Serikat Buruh Tolak UU Cipta Kerja, akan Jadi Tuntutan di May Day 2023

JABAR EKSPRES — Serikat Buruh di Kota Bandung menolak disahkannya Undang-undang Cipta kerja (UU Ciptaker) oleh DPR RI pada beberapa waktu lalu.

Ini terjadi karena dianggap banyak hak-hak normatif sebagai pekerja yang ditinggalkan.

 

Ketua Federasi Serikat Pekerja Metal Indonesia (FSPMI) Kota Bandung Iwan Setiawan mengatakan sikap buruh terhadap UU Cipta Kerja masih akan terus konsisten untuk menolak.

Menurutnya, banyak hak-hak normatif pekerja yang ditinggalkan, oleh karenanya pihaknya akan terus menuntut sampai menang.

“Banyak hak-hak normatif yang ditinggalkan, sampai kapan pun, kita ingin kembali lagi sesuai dengan undang-undang 13 tahun 2003. kami akan menolak sampai menang,” kata Iwan saat dihubungi, Rabu 26 April 2023.

Pada aksi buruh sedunia yang akan digelar 1 Mei mendatang atau Mayday 2023, penolakan terhadap UU Cipta Kerja ini menjadi salah satu point yang akan dituntut oleh serikat buruh.

“kami akan terus menggelar parlemen jalanan, walaupun dibilang sulit, tapi kan perlemen sendiri tidak mendengar,” jelas Iwan.

”pembuat kebijakan itu diperlamenen tapi perlemennya sendiri tidak mendengar, kita tidak akan berhenti aksi demo, bahkan Mayday nanti menolak juga Omnibuslaw atau UU Cipta Kerja ini,’” lanjutnya

Iwan juga mengatakan, meski Mahkamah Konstitusi (MK) menyebut Inkonstitusional bersyarat selama dua tahun, namun menurutnya yang mengatur tetap pembuat kebijakan.

“Jadi semuanya mereka yang mengatur, walaupun kata MK Inkonstitusional,” sebut Iwan.

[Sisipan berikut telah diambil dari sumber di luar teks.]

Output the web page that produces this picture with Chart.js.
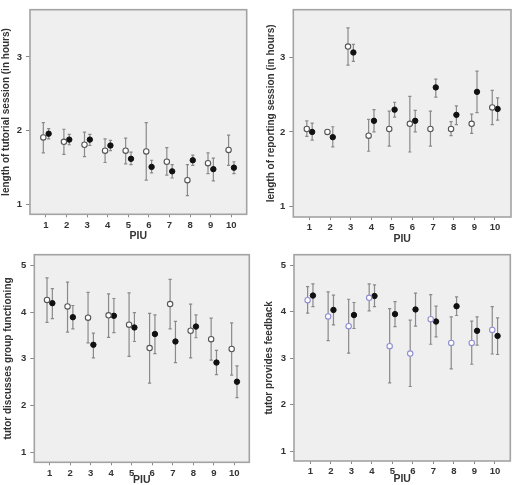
<!DOCTYPE html>
<html>
<head>
<meta charset="utf-8">
<script src="https://cdn.jsdelivr.net/npm/chart.js@4.4.1/dist/chart.umd.min.js"></script>
<style>
  html, body { margin: 0; padding: 0; background: #ffffff; width: 515px; height: 485px; overflow: hidden; }
  .panel { position: absolute; }
</style>
</head>
<body>
<div class="panel" style="left:0px;top:0px;"><canvas id="c1" width="258" height="242"></canvas></div>
<div class="panel" style="left:258px;top:0px;"><canvas id="c2" width="257" height="245"></canvas></div>
<div class="panel" style="left:0px;top:242px;"><canvas id="c3" width="258" height="246"></canvas></div>
<div class="panel" style="left:258px;top:242px;"><canvas id="c4" width="257" height="246"></canvas></div>
<script>
// ---------- data ----------
const piu = [1, 2, 3, 4, 5, 6, 7, 8, 9, 10];
const xTickLabels = ['1', '2', '3', '4', '5', '6', '7', '8', '9', '10'];
const hourTicks = [1, 2, 3];
const scoreTicks = [1, 2, 3, 4, 5];

// Panel 1: length of tutorial session (in hours)
const tutOpenMean = [1.91, 1.85, 1.81, 1.73, 1.73, 1.72, 1.58, 1.33, 1.56, 1.74];
const tutOpenLo   = [1.70, 1.68, 1.65, 1.57, 1.55, 1.33, 1.40, 1.12, 1.42, 1.53];
const tutOpenHi   = [2.11, 2.02, 1.98, 1.89, 1.90, 2.11, 1.77, 1.54, 1.70, 1.94];
const tutFillMean = [1.96, 1.88, 1.88, 1.80, 1.62, 1.51, 1.45, 1.60, 1.48, 1.50];
const tutFillLo   = [1.89, 1.81, 1.80, 1.73, 1.54, 1.43, 1.36, 1.53, 1.32, 1.42];
const tutFillHi   = [2.03, 1.95, 1.95, 1.87, 1.71, 1.60, 1.54, 1.67, 1.63, 1.58];

// Panel 2: length of reporting session (in hours)
const repOpenMean = [2.04, 2.00, 3.15, 1.95, 2.04, 2.11, 2.04, 2.04, 2.11, 2.33];
const repOpenLo   = [1.94, null, 2.90, 1.74, 1.81, 1.73, 1.81, 1.95, 1.98, 2.10];
const repOpenHi   = [2.15, null, 3.40, 2.17, 2.28, 2.48, 2.28, 2.14, 2.24, 2.56];
const repFillMean = [2.00, 1.93, 3.07, 2.15, 2.30, 2.15, 2.60, 2.23, 2.54, 2.31];
const repFillLo   = [1.89, 1.80, 2.95, 2.00, 2.20, 2.00, 2.47, 2.10, 2.26, 2.16];
const repFillHi   = [2.12, 2.07, 3.18, 2.30, 2.40, 2.29, 2.71, 2.35, 2.82, 2.46];

// Panel 3: tutor discusses group functioning
const grpOpenMean = [4.26, 4.12, 3.88, 3.93, 3.73, 3.23, 4.17, 3.60, 3.42, 3.21];
const grpOpenLo   = [3.78, 3.57, 3.34, 3.46, 3.05, 2.48, 3.64, 3.02, 2.97, 2.65];
const grpOpenHi   = [4.73, 4.64, 4.42, 4.39, 4.41, 3.97, 4.70, 4.17, 3.87, 3.77];
const grpFillMean = [4.19, 3.89, 3.30, 3.92, 3.67, 3.53, 3.37, 3.69, 2.92, 2.51];
const grpFillLo   = [3.86, 3.64, 3.02, 3.56, 3.37, 3.11, 2.92, 3.45, 2.66, 2.17];
const grpFillHi   = [4.50, 4.14, 3.55, 4.29, 3.99, 3.94, 3.80, 3.94, 3.18, 2.85];

// Panel 4: tutor provides feedback
const fbOpenMean = [4.25, 3.90, 3.69, 4.30, 3.26, 3.10, 3.84, 3.33, 3.33, 3.61];
const fbOpenLo   = [3.97, 3.38, 3.11, 4.02, 2.47, 2.39, 3.30, 2.77, 2.87, 3.09];
const fbOpenHi   = [4.54, 4.43, 4.27, 4.60, 4.07, 3.82, 4.37, 3.89, 3.80, 4.11];
const fbFillMean = [4.35, 4.04, 3.93, 4.34, 3.95, 4.05, 3.79, 4.12, 3.59, 3.48];
const fbFillLo   = [4.11, 3.72, 3.64, 4.11, 3.68, 3.69, 3.46, 3.92, 3.28, 3.08];
const fbFillHi   = [4.60, 4.36, 4.20, 4.58, 4.22, 4.40, 4.12, 4.32, 3.89, 3.87];

// ---------- styling ----------
const OPEN_OFF = -0.13, FILL_OFF = 0.13;
const TEXT = '#333333';
const FONT = '"Liberation Sans", Arial, sans-serif';

function pts(means, los, his, off) {
  return piu.map((p, i) => ({ x: p + off, y: means[i], lo: los[i], hi: his[i] }));
}

const errorBars = {
  id: 'errorBars',
  beforeDatasetsDraw(chart) {
    const { ctx, scales: { x, y } } = chart;
    ctx.save();
    ctx.strokeStyle = '#8a8a8a';
    ctx.lineWidth = 1.2;
    chart.data.datasets.forEach(ds => {
      ds.data.forEach(p => {
        if (p.lo == null || p.hi == null) return;
        const px = x.getPixelForValue(p.x);
        const t = y.getPixelForValue(p.hi), b = y.getPixelForValue(p.lo);
        ctx.beginPath();
        ctx.moveTo(px, t); ctx.lineTo(px, b);
        ctx.moveTo(px - 1.6, t); ctx.lineTo(px + 1.6, t);
        ctx.moveTo(px - 1.6, b); ctx.lineTo(px + 1.6, b);
        ctx.stroke();
      });
    });
    ctx.restore();
  }
};

const frame = {
  id: 'frame',
  beforeDraw(chart) {
    const { ctx, chartArea: a } = chart;
    ctx.save();
    ctx.fillStyle = '#efefef';
    ctx.fillRect(a.left, a.top, a.right - a.left, a.bottom - a.top);
    ctx.restore();
  },
  afterDraw(chart) {
    const { ctx, chartArea: a } = chart;
    ctx.save();
    ctx.strokeStyle = '#a3a3a3';
    ctx.lineWidth = 1.6;
    ctx.strokeRect(a.left, a.top, a.right - a.left, a.bottom - a.top);
    ctx.restore();
  }
};

function makeChart(id, cfg) {
  new Chart(document.getElementById(id), {
    type: 'scatter',
    data: {
      datasets: [
        {
          data: pts(cfg.om, cfg.ol, cfg.oh, OPEN_OFF),
          pointStyle: 'circle', pointRadius: 2.7, pointHoverRadius: 2.7,
          backgroundColor: '#ffffff', borderColor: cfg.openColor, borderWidth: 1.1
        },
        {
          data: pts(cfg.fm, cfg.fl, cfg.fh, FILL_OFF),
          pointStyle: 'circle', pointRadius: 2.7, pointHoverRadius: 2.7,
          backgroundColor: '#111111', borderColor: '#111111', borderWidth: 1
        }
      ]
    },
    options: {
      responsive: false,
      animation: false,
      events: [],
      layout: { padding: { left: 0, top: cfg.padTop, right: cfg.padRight, bottom: 0 } },
      plugins: { legend: { display: false }, tooltip: { enabled: false } },
      scales: {
        x: {
          type: 'linear', min: cfg.xMin, max: cfg.xMax,
          afterBuildTicks: s => { s.ticks = piu.map(v => ({ value: v })); },
          afterFit: s => { s.height = cfg.xHeight; },
          grid: { drawOnChartArea: false, drawTicks: true, tickLength: 3, color: '#888888', lineWidth: 1 },
          border: { display: false },
          ticks: {
            autoSkip: false, maxRotation: 0, padding: 2, color: TEXT,
            font: { family: FONT, size: 9.5, weight: 'bold' },
            callback: (v) => xTickLabels[piu.indexOf(v)]
          },
          title: {
            display: true, text: 'PIU', color: TEXT,
            font: { family: FONT, size: 10.5, weight: 'bold', lineHeight: 1.2 },
            padding: { top: 0, bottom: cfg.xTitlePad }
          }
        },
        y: {
          type: 'linear', min: cfg.yMin, max: cfg.yMax,
          afterBuildTicks: s => { s.ticks = cfg.yTicks.map(v => ({ value: v })); },
          afterFit: s => { s.width = cfg.yWidth; },
          grid: { drawOnChartArea: false, drawTicks: true, tickLength: 4, color: '#888888', lineWidth: 1 },
          border: { display: false },
          ticks: {
            padding: 4, color: TEXT,
            font: { family: FONT, size: 9.5, weight: 'bold' }
          },
          title: {
            display: true, text: cfg.yTitle, color: TEXT,
            font: { family: FONT, size: 10, weight: 'bold', lineHeight: 1.2 },
            padding: { top: cfg.yTitlePad, bottom: 0 }
          }
        }
      }
    },
    plugins: [frame, errorBars]
  });
}

makeChart('c1', {
  om: tutOpenMean, ol: tutOpenLo, oh: tutOpenHi, fm: tutFillMean, fl: tutFillLo, fh: tutFillHi,
  openColor: '#555555', yTitle: 'length of tutorial session (in hours)', yTicks: hourTicks,
  xMin: 0.223, xMax: 10.75, yMin: 0.868, yMax: 3.64,
  yWidth: 30, padTop: 4.3, padRight: 11.3, xHeight: 27.7, yTitlePad: 0, xTitlePad: 0
});
makeChart('c2', {
  om: repOpenMean, ol: repOpenLo, oh: repOpenHi, fm: repFillMean, fl: repFillLo, fh: repFillHi,
  openColor: '#555555', yTitle: 'length of reporting session (in hours)', yTicks: hourTicks,
  xMin: 0.214, xMax: 10.78, yMin: 0.855, yMax: 3.646,
  yWidth: 35.3, padTop: 5.3, padRight: 4, xHeight: 28, yTitlePad: 7.3, xTitlePad: 0
});
makeChart('c3', {
  om: grpOpenMean, ol: grpOpenLo, oh: grpOpenHi, fm: grpFillMean, fl: grpFillLo, fh: grpFillHi,
  openColor: '#555555', yTitle: 'tutor discusses group functioning', yTicks: scoreTicks,
  xMin: 0.25, xMax: 10.73, yMin: 0.786, yMax: 5.227,
  yWidth: 34.3, padTop: 12.7, padRight: 8.7, xHeight: 25.7, yTitlePad: 2.3, xTitlePad: 1.5
});
makeChart('c4', {
  om: fbOpenMean, ol: fbOpenLo, oh: fbOpenHi, fm: fbFillMean, fl: fbFillLo, fh: fbFillHi,
  openColor: '#8e8ed0', yTitle: 'tutor provides feedback', yTicks: scoreTicks,
  xMin: 0.206, xMax: 10.75, yMin: 0.785, yMax: 5.23,
  yWidth: 36, padTop: 12.7, padRight: 4.7, xHeight: 27, yTitlePad: 5.7, xTitlePad: 2.7
});
</script>
</body>
</html>
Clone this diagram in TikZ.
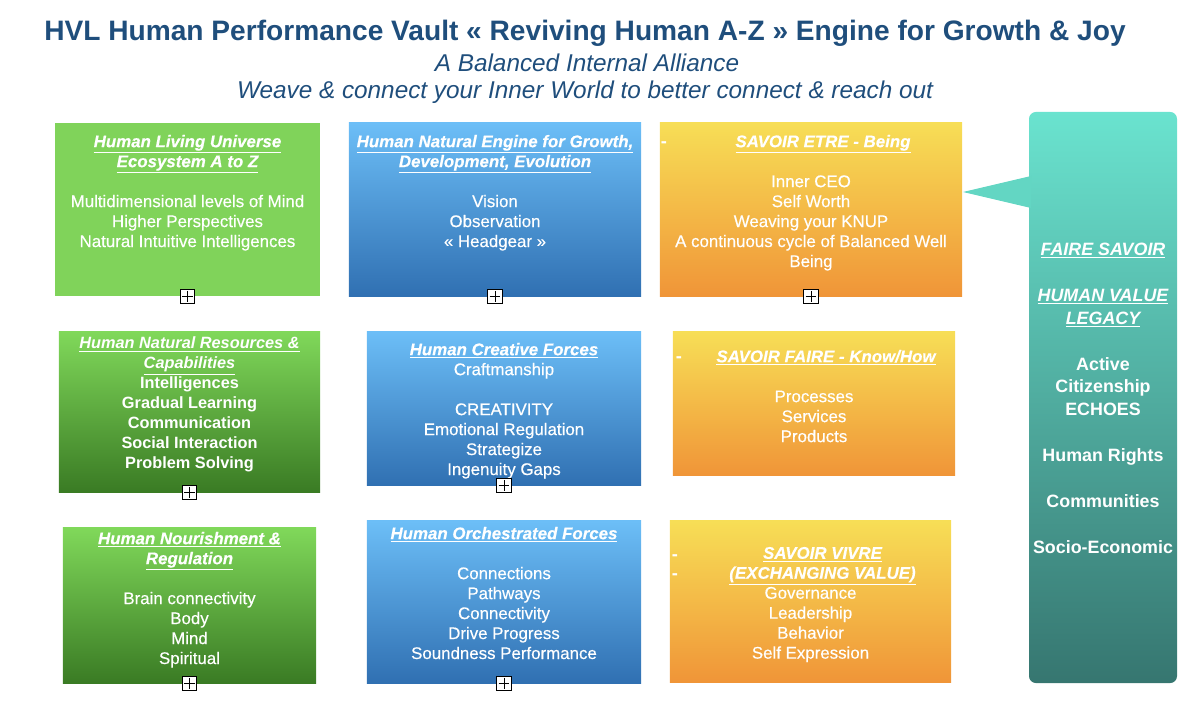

Masalah dari UU Cipta Kerja sendiri ada di pasal 59 hingga 65. Menurut Iwan adanya status pekerjaan yang dihilangkan agar terjadi sistem kontrak yang berkepanjangan.

“Di dalamnya kan ada tentang status pekerjaan, di mana status karyawan itu dihilangkan agar terjadinya sistem kontrak yang berkepanjangan,” ujar Iwan.

Selain itu di pasal-pasal tersebut ada sistem kontrak atau yang disamakan training kepada pegawai yang tidak menguntungkan, karena bisa saja diputuskan di tengah jalan.

“Karena di pasal-pasal itu, sistem kontrak hanya training 6 bulan atau 1 tahun, bila dibutuhkan masih, kalau engga kan bisa diputuskan begitu saja,” jelasnya.

Iwan juga menyebutkan, Tenaga harian lepas (THL) bergantung pada waktu dari sistem pekerjaannya.